Se acusa al feminismo de hacer catarsis y no propuestas. Resulta que la legislación vigente para abordar las consecuencias de la violencia machista no ha salido de otro lugar que de la pluma y la articulación de las mujeres políticas, todas ellas feministas o herederas de su lucha. Resulta también que, teniendo un conjunto de leyes “ejemplares” para todo el mundo, en esta materia no hay recursos suficientes para aplicarlas.

¿Tendremos que convertir la batalla del feminismo en una lucha por presupuesto? ¿Quedan dudas de que tenemos un problema de seguridad muchísimo más serio adentro de las casas que afuera?

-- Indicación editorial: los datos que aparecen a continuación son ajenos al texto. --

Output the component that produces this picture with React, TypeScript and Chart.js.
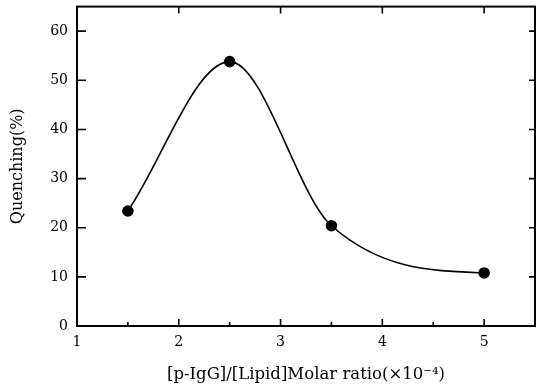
import React, { useEffect, useRef } from "react";
import { Chart, registerables } from "chart.js";

Chart.register(...registerables);

const ratios = [1.5, 2.5, 3.5, 5];
const quenching = [23.4, 53.8, 20.4, 10.8];
const xTickValues = [1, 2, 3, 4, 5];
const xMinorTickValues = [1.5, 2.5, 3.5, 4.5];
const yTickValues = [0, 10, 20, 30, 40, 50, 60];
const xTitle = "[p-IgG]/[Lipid]Molar ratio(×10⁻⁴)";
const yTitle = "Quenching(%)";

const FONT = "'DejaVu Serif', 'Liberation Serif', serif";

const framePlugin = {
  id: "frame",
  afterDraw(chart: any) {
    const { ctx, chartArea: a, scales } = chart;
    const x = scales.x;
    const y = scales.y;
    ctx.save();
    ctx.strokeStyle = "#000";
    ctx.lineWidth = 2;
    ctx.strokeRect(a.left, a.top, a.right - a.left, a.bottom - a.top);
    ctx.lineWidth = 1.6;
    ctx.beginPath();
    xTickValues.forEach((v) => {
      if (v <= x.min) return;
      const px = x.getPixelForValue(v);
      ctx.moveTo(px, a.bottom);
      ctx.lineTo(px, a.bottom - 7);
      ctx.moveTo(px, a.top);
      ctx.lineTo(px, a.top + 7);
    });
    xMinorTickValues.forEach((v) => {
      const px = x.getPixelForValue(v);
      ctx.moveTo(px, a.bottom);
      ctx.lineTo(px, a.bottom - 4);
    });
    yTickValues.forEach((v) => {
      if (v <= y.min) return;
      const py = y.getPixelForValue(v);
      ctx.moveTo(a.left, py);
      ctx.lineTo(a.left + 9, py);
      ctx.moveTo(a.right, py);
      ctx.lineTo(a.right - 6, py);
    });
    ctx.stroke();
    ctx.restore();
  },
};

// Flatten the tangent of the curve where it reaches the last point
const tailPlugin = {
  id: "tail",
  beforeDatasetDraw(chart: any, args: any) {
    const meta = args.meta;
    const line = meta.dataset;
    if (!line || !line.updateControlPoints) return;
    line.updateControlPoints(chart.chartArea, "x");
    const pts = meta.data;
    const last = pts[pts.length - 1];
    if (last) {
      last.cp1y = last.y - 2;
    }
    line._path = undefined;
  },
};

export default function App() {
  const ref = useRef<HTMLCanvasElement | null>(null);

  useEffect(() => {
    if (!ref.current) return;
    const chart = new Chart(ref.current, {
      type: "line",
      data: {
        datasets: [
          {
            data: ratios.map((r, i) => ({ x: r, y: quenching[i] })),
            borderColor: "#000",
            backgroundColor: "#000",
            borderWidth: 1.6,
            pointRadius: 5,
            pointBackgroundColor: "#000",
            pointBorderColor: "#000",
            cubicInterpolationMode: "monotone",
            fill: false,
          },
        ],
      },
      options: {
        animation: false,
        responsive: false,
        maintainAspectRatio: false,
        layout: { padding: { left: 0, top: 5, right: 8, bottom: 0 } },
        plugins: {
          legend: { display: false },
          tooltip: { enabled: false },
        },
        scales: {
          x: {
            type: "linear",
            min: 1,
            max: 5.5,
            grid: { display: false, drawTicks: false },
            border: { display: false },
            afterBuildTicks: (s: any) => {
              s.ticks = xTickValues.map((v) => ({ value: v }));
            },
            afterFit: (s: any) => {
              s.height = 64;
              s.paddingLeft = 0;
              s.paddingRight = 0;
            },
            ticks: {
              color: "#000",
              padding: 8,
              maxRotation: 0,
              font: { family: FONT, size: 14 },
              callback: (v: any) => String(v),
            },
            title: {
              display: true,
              text: xTitle,
              color: "#000",
              font: { family: FONT, size: 16.5 },
              padding: { top: 0, bottom: 5 },
            },
          },
          y: {
            type: "linear",
            min: 0,
            max: 65,
            grid: { display: false, drawTicks: false },
            border: { display: false },
            afterBuildTicks: (s: any) => {
              s.ticks = yTickValues.map((v) => ({ value: v }));
            },
            afterFit: (s: any) => {
              s.width = 77;
              s.paddingTop = 0;
              s.paddingBottom = 0;
            },
            ticks: {
              color: "#000",
              padding: 9,
              font: { family: FONT, size: 14 },
              callback: (v: any) => String(v),
            },
            title: {
              display: true,
              text: yTitle,
              color: "#000",
              font: { family: FONT, size: 16 },
              padding: { top: 8, bottom: 0 },
            },
          },
        },
      },
      plugins: [framePlugin, tailPlugin],
    });
    return () => chart.destroy();
  }, []);

  return (
    <div style={{ position: "absolute", left: 0, top: 0, width: 543, height: 390, background: "#fff" }}>
      <canvas ref={ref} width={543} height={390} style={{ width: 543, height: 390 }} />
    </div>
  );
}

Ante el quinto asesinato consumado de una mujer por parte de su pareja o ex pareja, en lo que va del año, no alcanza con comunicados ni alcanza con sentidos mensajes en las redes sociales. Se acabó el tiempo para la gestualidad. Se requiere un compromiso serio con la dotación de recursos presupuestales para los dispositivos de prevención, detección, atención y protección a las víctimas. Se requiere asumir los costos políticos que sean necesarios para estar a la altura de la situación de emergencia en la que nos encontramos.

Mientras los recursos volcados al Ministerio del Interior se focalizan en perseguir el narcomenudeo o reducir las rapiñas, las denuncias por violencia doméstica están muy por encima de las realizadas año a año por esos delitos. Sin embargo, la derecha nos quiere convencer de que ese no es el problema más serio que tenemos, y lo peor de todo es que los dejamos. Mientras la ley de defensa del derecho a la salud sexual y reproductiva (DDSSRR) está vigente desde hace casi diez años, el programa encargado de aplicarla no tiene presupuesto propio, y la guía diseñada para introducir herramientas para prevenir la violencia basada en género y generaciones no se distribuye, porque un director nacionalista se indignó por considerarla inmoral. Mientras que la violencia machista es parte de la realidad cotidiana de la comunidad, los salarios de las y los operadores sociales encargados de enfrentarla todos los días en el territorio son bajísimos. Mientras que los niños lloran a su madre, seguimos sin monitorear y denunciar la vulneración a la que el sistema judicial expone a las víctimas, les permitimos boicotear la aplicación del código del proceso penal aprobado y postergamos sistemáticamente la aprobación de un código penal con perspectiva de género y derechos humanos.

¡Claro que el sistema de respuesta está mejor que hace 15 años! Pero cuando hay un femicidio por semana, lo mejor no es enemigo de lo bueno. “Lo mejor que hemos podido hacer” no está alcanzando cuando la respuesta que les damos a las mujeres que logran escapar de sus casas con sus hijos es orientación sobre las posibilidades judiciales pero no patrocinio, refugios insuficientes o superpoblados, la posibilidad de perder su trabajo porque tienen que faltar para que no las encuentre el agresor; es enfrentar solas la imposibilidad de encontrar una política de trabajo protegido o de vivienda que contemple su situación.

“Lo mejor que hemos podido hacer” no alcanza para salvar las vidas de las mujeres, ni para reparar el daño que se ha hecho a sus hijos. Las leyes posibles para combatirla están aprobadas desde hace años, pero no se jerarquiza la necesidad de mejorarlas en sus contenidos ni en su aplicación y, mucho menos, en su dotación presupuestal. Quedan ahí, como eso “que les aprobamos a ustedes, las feministas”, expresiones de deseo de un mundo mejor, hitos históricos que sirven para la foto. Parece ser que la violencia es un asunto político de relieve cuando es ejercida de varones hacia varones o cuando es ejercida para atentar contra la propiedad privada.

La relevancia que se le ha dado en la discusión presupuestal a las estrategias de atención a los problemas de las ciudadanas es directamente proporcional a la presencia de mujeres en el sistema político. Cuando se reclama la renuncia a los privilegios que les ha dado el patriarcado, no sólo se les pide que se preocupen de los problemas de las ciudadanas, sino que lo hagan cabal y responsablemente. Cuando reivindicamos una democracia paritaria no lo hacemos por antojo de poder como un fin en sí mismo, sino porque es evidente que las instituciones de este país se empezaron a hacer cargo de las consecuencias violentas de la discriminación por género desde que las mujeres lograron acceder a cargos de incidencia política. No somos el segundo sexo. La agenda que se encarga de que no nos maten sí parece ser de segunda.

Las reivindicaciones del feminismo no son antojadizas ni catárticas. Son legítimas y son la respuesta a un sistema político que está paralizado ante una tradición machista que no logra matar el pensamiento de sus abuelos. Tuvimos que empezar a contar las muertas en sus caras para sembrar la alarma. ¿No les parece mucho?